Del resto, le contestazioni che la difesa rivolge sul punto alla sentenza impugnata risultano, per un verso, speciose, quali quelle relative alla mancata individuazione del reato più grave, omissione questa francamente non rinvenibile nel provvedimento in esame posto che i giudici distrettuali con la riduzione dell'aumento applicato dal primo giudice con riferimento alla continuazione esterna (capo A e capo C), hanno confermato la pena base e con essa, implicitamente, anche la condotta di maggior gravità indicata già dal Tribunale di Monza, e dall'altro, meramente contestative, venendo censurata la mancata indicazione dei singoli episodi di violenza sessuale e dell'aumento per ciascuno di essi applicato, senza confrontarsi con la ricostruzione fattuale delle dinamiche delittuose ai danni della vittima, definite dalla Corte distrettuale come "la tragica costante del suo registro dei rapporti con l'imputato".

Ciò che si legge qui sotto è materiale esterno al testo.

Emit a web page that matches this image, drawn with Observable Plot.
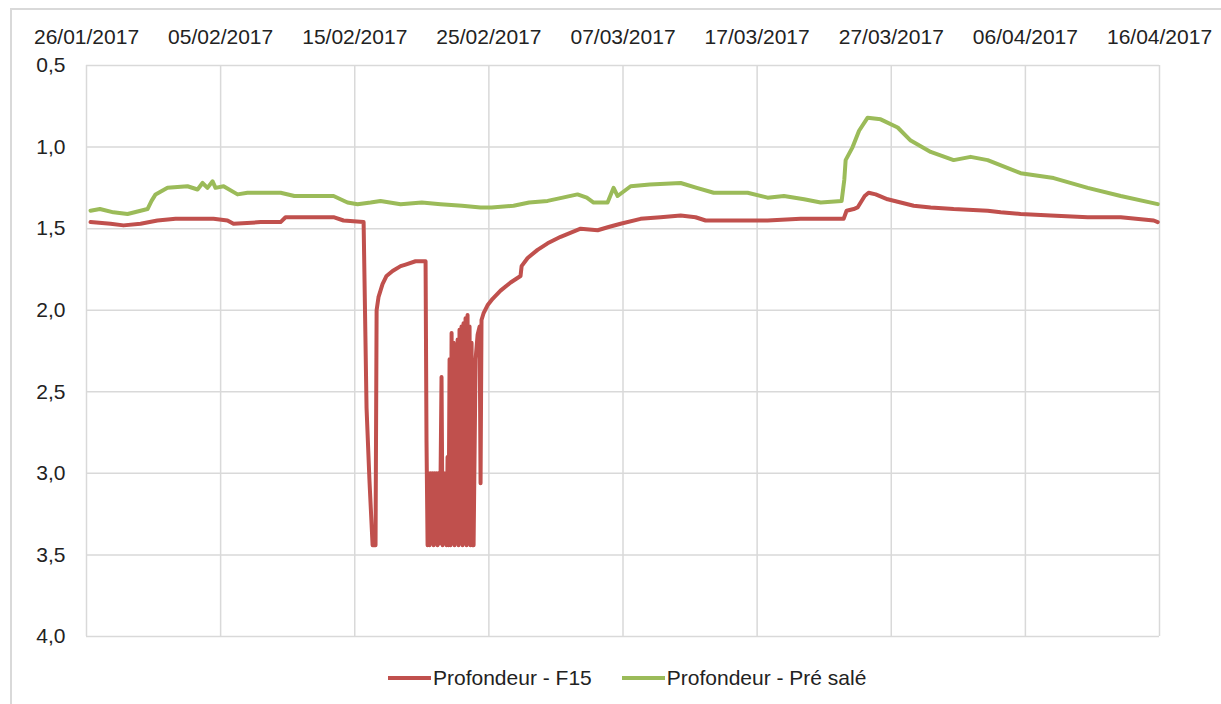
<!DOCTYPE html>
<html>
<head>
<meta charset="utf-8">
<script src="https://cdn.jsdelivr.net/npm/d3@7"></script>
<script src="https://cdn.jsdelivr.net/npm/@observablehq/plot@0.6"></script>
<style>
  body { margin: 0; background: #fff; font-family: "Liberation Sans", Arial, sans-serif; }
  #wrap { position: relative; width: 1221px; height: 704px; overflow: hidden; background: #fff; }
  #frame { position: absolute; left: 10px; top: 8px; width: 1400px; height: 900px; border-top: 2px solid #d9d9d9; border-left: 2px solid #d9d9d9; }
  #chart { position: absolute; left: 0; top: 0; }
  #legend { position: absolute; top: 666px; left: 388px; display: flex; align-items: center; font-size: 21px; color: #222; white-space: nowrap; }
  .sw { display: inline-block; width: 43px; height: 4px; margin-right: 2px; }
  .item { display: flex; align-items: center; margin-right: 30px; }
</style>
</head>
<body>
<div id="wrap">
  <div id="frame"></div>
  <div id="chart"></div>
  <div id="legend"></div>
</div>
<script>
// ---- data (days since 26/01/2017 00:00, depth in m) ----
const startDate = "2017-01-26";
const xTickLabels = ["26/01/2017","05/02/2017","15/02/2017","25/02/2017","07/03/2017","17/03/2017","27/03/2017","06/04/2017","16/04/2017"];
const yTickValues = [0.5, 1.0, 1.5, 2.0, 2.5, 3.0, 3.5, 4.0];
const seriesNames = ["Profondeur - F15", "Profondeur - Pré salé"];
const seriesColors = ["#C0504D", "#9BBB59"];

const f15Days = [0.30,1.79,2.76,4.03,5.29,6.64,7.76,9.47,10.51,10.96,12.98,14.47,14.84,16.70,18.42,19.16,20.66,20.88,21.10,21.33,21.55,21.63,21.77,22.07,22.37,22.82,23.42,23.79,24.53,25.28,25.35,25.43,
  25.50,25.58,25.65,25.73,25.80,25.88,25.95,26.03,26.10,26.17,26.25,26.32,26.40,26.47,26.55,26.62,26.70,26.77,26.85,26.92,26.99,27.07,27.14,27.22,27.29,27.37,27.44,27.52,27.59,27.67,27.74,27.81,27.89,27.96,28.04,28.11,28.19,28.26,28.34,28.41,28.49,28.56,28.63,28.71,28.78,28.86,
  29.01,29.16,29.31,29.38,29.45,29.60,29.90,30.28,30.87,31.62,32.36,32.44,32.89,33.63,34.38,35.35,36.84,38.11,38.93,39.82,41.31,42.80,44.30,45.41,46.16,48.02,50.78,53.24,54.74,56.45,56.67,57.20,57.49,58.02,58.31,58.84,59.73,60.70,61.67,62.94,64.65,67.19,68.16,69.65,71.89,74.65,77.11,79.57,79.87];
const f15Depth = [1.46,1.47,1.48,1.47,1.45,1.44,1.44,1.44,1.45,1.47,1.46,1.46,1.43,1.43,1.43,1.45,1.46,2.60,3.05,3.44,3.44,2.00,1.92,1.84,1.79,1.76,1.73,1.72,1.70,1.70,2.80,3.44,
  3.00,3.44,3.00,3.42,3.00,3.44,3.00,3.40,3.00,3.44,3.00,3.43,3.00,2.41,3.44,3.00,3.42,3.00,3.44,2.90,3.44,2.30,3.44,2.14,3.42,2.20,3.44,2.25,3.40,2.18,3.44,2.12,3.35,2.10,3.44,2.08,3.40,2.05,3.44,2.03,3.30,2.10,3.44,2.20,3.44,3.44,
  2.30,2.15,2.10,3.06,2.06,2.02,1.97,1.93,1.88,1.83,1.79,1.73,1.68,1.63,1.59,1.55,1.50,1.51,1.49,1.47,1.44,1.43,1.42,1.43,1.45,1.45,1.45,1.44,1.44,1.44,1.39,1.38,1.37,1.30,1.28,1.29,1.32,1.34,1.36,1.37,1.38,1.39,1.40,1.41,1.42,1.43,1.43,1.45,1.46];

const preDays = [0.30,1.00,2.01,3.06,4.03,4.55,4.85,5.15,6.04,7.53,8.28,8.65,9.02,9.40,9.62,10.22,11.26,12.00,12.75,14.47,15.50,16.93,18.42,19.46,20.21,21.18,21.92,23.42,25.00,26.40,28.00,29.38,30.20,31.84,33.00,34.38,35.50,36.61,37.30,37.81,38.85,39.30,39.60,40.57,42.00,44.30,45.50,46.76,48.00,49.29,50.78,52.00,53.50,54.74,56.30,56.50,56.60,57.12,57.60,58.24,59.21,60.48,61.45,62.94,64.65,65.92,67.19,69.65,72.11,74.65,77.11,79.87];
const preDepth = [1.39,1.38,1.40,1.41,1.39,1.38,1.33,1.29,1.25,1.24,1.26,1.22,1.25,1.21,1.25,1.24,1.29,1.28,1.28,1.28,1.30,1.30,1.30,1.34,1.35,1.34,1.33,1.35,1.34,1.35,1.36,1.37,1.37,1.36,1.34,1.33,1.31,1.29,1.31,1.34,1.34,1.25,1.30,1.24,1.23,1.22,1.25,1.28,1.28,1.28,1.31,1.30,1.32,1.34,1.33,1.20,1.08,1.00,0.90,0.82,0.83,0.88,0.96,1.03,1.08,1.06,1.08,1.16,1.19,1.25,1.30,1.35];

// ---- build tables ----
const t0 = d3.utcParse("%Y-%m-%d")(startDate);
const toDate = d => new Date(t0.getTime() + d * 864e5);
const parseTick = d3.utcParse("%d/%m/%Y");
const xTicks = xTickLabels.map(parseTick);
const f15 = f15Days.map((d, i) => ({date: toDate(d), depth: f15Depth[i]}));
const pre = preDays.map((d, i) => ({date: toDate(d), depth: preDepth[i]}));

const font = '"Liberation Sans", Arial, sans-serif';
const chart = Plot.plot({
  width: 1221,
  height: 650,
  marginTop: 65,
  marginLeft: 86,
  marginRight: 62,
  marginBottom: 14,
  style: {fontSize: "21px", fontFamily: font, color: "#222", background: "transparent", overflow: "visible"},
  x: {type: "utc", domain: [xTicks[0], xTicks[xTicks.length - 1]]},
  y: {domain: [yTickValues[0], yTickValues[yTickValues.length - 1]], reverse: true},
  marks: [
    Plot.gridX(xTicks, {stroke: "#d9d9d9", strokeOpacity: 1, strokeWidth: 1.5}),
    Plot.gridY(yTickValues, {stroke: "#d9d9d9", strokeOpacity: 1, strokeWidth: 1.5}),
    Plot.line(f15, {x: "date", y: "depth", stroke: seriesColors[0], strokeWidth: 4, strokeLinejoin: "round", strokeLinecap: "round"}),
    Plot.line(pre, {x: "date", y: "depth", stroke: seriesColors[1], strokeWidth: 4, strokeLinejoin: "round", strokeLinecap: "round"}),
    Plot.axisX(xTicks, {anchor: "top", tickSize: 0, tickPadding: 22, tickFormat: d3.utcFormat("%d/%m/%Y"), label: null, fill: "#222"}),
    Plot.axisY(yTickValues, {anchor: "left", tickSize: 0, tickPadding: 21, tickFormat: d => d.toFixed(1).replace(".", ","), label: null, fill: "#222"})
  ]
});
document.getElementById("chart").appendChild(chart);

const legend = document.getElementById("legend");
seriesNames.forEach((name, i) => {
  const item = document.createElement("div");
  item.className = "item";
  const sw = document.createElement("span");
  sw.className = "sw";
  sw.style.background = seriesColors[i];
  const tx = document.createElement("span");
  tx.textContent = name;
  item.appendChild(sw);
  item.appendChild(tx);
  legend.appendChild(item);
});
</script>
</body>
</html>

5. Deve quindi concludersi per il rigetto del ricorso, seguendo a tale esito la condanna del ricorrente al pagamento delle spese processuali ex art. 616 c.p.p..
P.Q.M.
Rigetta il ricorso e condanna il ricorrente al pagamento delle spese processualio.
In caso di diffusione del presente provvedimento omettere le generalità e gli altri dati identificativi a norma del DLgs. n. 196 del 2003, art. 52, in quanto imposto dalla legge.
Così deciso in Roma, il 28 aprile 2022.